There is a third class of variable, neither static nor extern, called automatic variables. Automatic variables are variables declared inside a function, unless the keyword extern or static was used to declare the variable (i.e. variables declared inside a function are automatic by default). Automatic variables only exist from the point where they are declared until the end of the function or statement block (a set of statements enclosed in '{' and '}') where they were declared. After the function (or statement block) ends, the variable is thrown away and its value is lost (and the memory it took up is free for use by other automatic variables in other functions).

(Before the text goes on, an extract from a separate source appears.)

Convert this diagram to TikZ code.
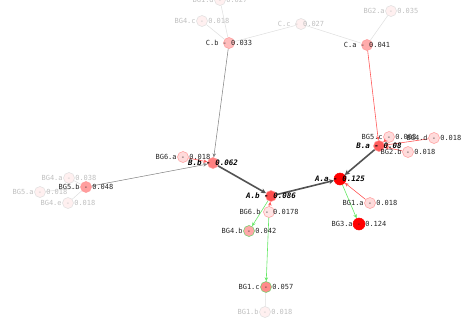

In C, all the variables you use in a statement block (including the body of a function) have to be declared at the start of the block. In C++ you can declare variables anywhere in the function. The following fragment of code is fine in C++, but incorrect in C.
int x = 1;
int y = 2;
printf ("x + y is %d\n", x, y);
int z; /* Create a new variable z. */
z = x + y; /* Assign the sum of x and y to the variable z. */
printf ("z is %d\n", z);
To be correct in C you would have to move the definition of z to the front of the statement block like this.
{ /* Beginning of the block */
int x = 1;
int y = 2;
int z;
/* ... */
printf ("x + y is %d\n", x, y);
z = x + y; /* Assign the sum of x and y to the variable z. */
printf ("z is %d\n", z);
/* ... */
} /* End of the block. */
The arguments of a function are also automatic variables. You don't need to declare them inside the function body, because they are already declared in the argument list.
In C++ you can also declare variables inside the initializing statement of a for loop, like this:
for (int i = 0; i <= MAX_INDEX; i++)
{
// ... do some processing ...
}
Such variables are available until the end of the for loop, (that is, inside the body of the loop) but not afterwards.